WHAT IS ASKED:
Return precisely the span of lines from the top of the material below to the line containing "radius=2pt, y radius=2.6pt];", both included. Pictures are excluded.

SUPPLIED INFORMATION:

..............................

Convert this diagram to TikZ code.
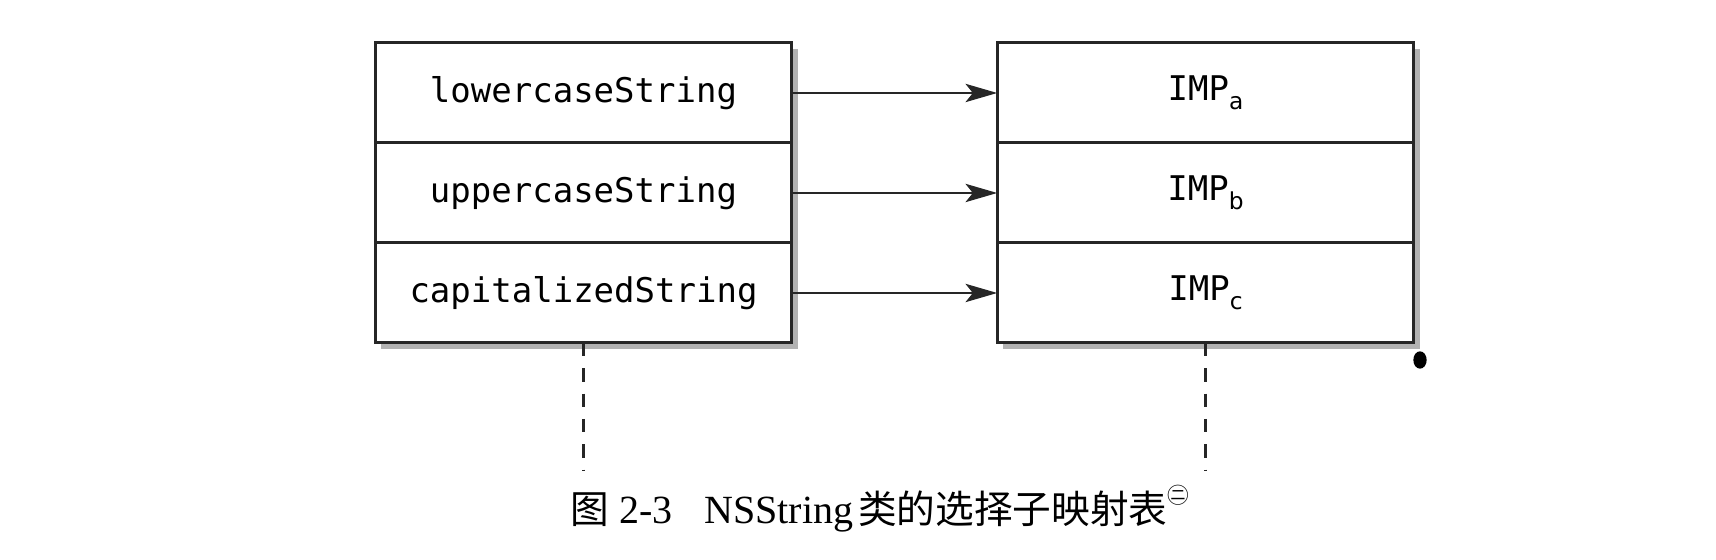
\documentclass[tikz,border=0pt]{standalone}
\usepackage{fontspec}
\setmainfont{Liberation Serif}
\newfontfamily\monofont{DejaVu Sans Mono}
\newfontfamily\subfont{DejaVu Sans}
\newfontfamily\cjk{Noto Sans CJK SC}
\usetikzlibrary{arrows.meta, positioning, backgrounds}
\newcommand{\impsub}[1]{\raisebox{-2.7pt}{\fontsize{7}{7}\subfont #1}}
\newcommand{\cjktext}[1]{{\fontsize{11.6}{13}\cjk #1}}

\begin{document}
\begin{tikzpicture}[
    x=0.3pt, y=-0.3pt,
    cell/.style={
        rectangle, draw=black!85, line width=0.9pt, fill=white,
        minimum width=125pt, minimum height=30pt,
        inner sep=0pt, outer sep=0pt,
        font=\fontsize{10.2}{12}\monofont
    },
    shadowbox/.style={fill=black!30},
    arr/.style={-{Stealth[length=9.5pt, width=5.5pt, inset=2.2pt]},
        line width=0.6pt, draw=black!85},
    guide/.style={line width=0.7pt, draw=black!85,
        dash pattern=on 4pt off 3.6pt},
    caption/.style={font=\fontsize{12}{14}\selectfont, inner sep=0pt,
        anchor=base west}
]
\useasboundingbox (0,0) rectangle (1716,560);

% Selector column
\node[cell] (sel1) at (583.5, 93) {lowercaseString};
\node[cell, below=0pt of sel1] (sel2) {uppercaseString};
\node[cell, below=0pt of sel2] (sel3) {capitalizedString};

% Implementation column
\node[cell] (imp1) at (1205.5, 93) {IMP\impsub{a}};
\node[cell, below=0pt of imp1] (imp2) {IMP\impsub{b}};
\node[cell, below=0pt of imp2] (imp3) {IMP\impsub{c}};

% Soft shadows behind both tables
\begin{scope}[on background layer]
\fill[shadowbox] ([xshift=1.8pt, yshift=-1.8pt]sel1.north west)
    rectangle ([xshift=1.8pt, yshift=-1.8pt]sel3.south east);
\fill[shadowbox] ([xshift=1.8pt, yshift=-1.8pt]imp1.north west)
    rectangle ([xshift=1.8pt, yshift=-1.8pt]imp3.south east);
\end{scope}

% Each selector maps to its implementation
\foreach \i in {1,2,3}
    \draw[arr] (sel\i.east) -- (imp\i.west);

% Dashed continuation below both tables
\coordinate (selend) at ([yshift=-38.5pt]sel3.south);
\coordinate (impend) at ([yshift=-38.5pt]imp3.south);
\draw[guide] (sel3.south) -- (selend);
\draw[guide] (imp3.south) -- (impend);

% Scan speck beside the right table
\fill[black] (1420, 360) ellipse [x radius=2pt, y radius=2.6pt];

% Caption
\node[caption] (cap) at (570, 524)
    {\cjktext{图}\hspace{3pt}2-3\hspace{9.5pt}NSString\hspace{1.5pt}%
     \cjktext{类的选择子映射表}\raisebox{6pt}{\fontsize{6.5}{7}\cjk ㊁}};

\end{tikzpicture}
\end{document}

..............................

RESULT FOR THIS TASK:
Convert this diagram to TikZ code.
\documentclass[tikz,border=0pt]{standalone}
\usepackage{fontspec}
\setmainfont{Liberation Serif}
\newfontfamily\monofont{DejaVu Sans Mono}
\newfontfamily\subfont{DejaVu Sans}
\newfontfamily\cjk{Noto Sans CJK SC}
\usetikzlibrary{arrows.meta, positioning, backgrounds}
\newcommand{\impsub}[1]{\raisebox{-2.7pt}{\fontsize{7}{7}\subfont #1}}
\newcommand{\cjktext}[1]{{\fontsize{11.6}{13}\cjk #1}}

\begin{document}
\begin{tikzpicture}[
    x=0.3pt, y=-0.3pt,
    cell/.style={
        rectangle, draw=black!85, line width=0.9pt, fill=white,
        minimum width=125pt, minimum height=30pt,
        inner sep=0pt, outer sep=0pt,
        font=\fontsize{10.2}{12}\monofont
    },
    shadowbox/.style={fill=black!30},
    arr/.style={-{Stealth[length=9.5pt, width=5.5pt, inset=2.2pt]},
        line width=0.6pt, draw=black!85},
    guide/.style={line width=0.7pt, draw=black!85,
        dash pattern=on 4pt off 3.6pt},
    caption/.style={font=\fontsize{12}{14}\selectfont, inner sep=0pt,
        anchor=base west}
]
\useasboundingbox (0,0) rectangle (1716,560);

% Selector column
\node[cell] (sel1) at (583.5, 93) {lowercaseString};
\node[cell, below=0pt of sel1] (sel2) {uppercaseString};
\node[cell, below=0pt of sel2] (sel3) {capitalizedString};

% Implementation column
\node[cell] (imp1) at (1205.5, 93) {IMP\impsub{a}};
\node[cell, below=0pt of imp1] (imp2) {IMP\impsub{b}};
\node[cell, below=0pt of imp2] (imp3) {IMP\impsub{c}};

% Soft shadows behind both tables
\begin{scope}[on background layer]
\fill[shadowbox] ([xshift=1.8pt, yshift=-1.8pt]sel1.north west)
    rectangle ([xshift=1.8pt, yshift=-1.8pt]sel3.south east);
\fill[shadowbox] ([xshift=1.8pt, yshift=-1.8pt]imp1.north west)
    rectangle ([xshift=1.8pt, yshift=-1.8pt]imp3.south east);
\end{scope}

% Each selector maps to its implementation
\foreach \i in {1,2,3}
    \draw[arr] (sel\i.east) -- (imp\i.west);

% Dashed continuation below both tables
\coordinate (selend) at ([yshift=-38.5pt]sel3.south);
\coordinate (impend) at ([yshift=-38.5pt]imp3.south);
\draw[guide] (sel3.south) -- (selend);
\draw[guide] (imp3.south) -- (impend);

% Scan speck beside the right table
\fill[black] (1420, 360) ellipse [x radius=2pt, y radius=2.6pt];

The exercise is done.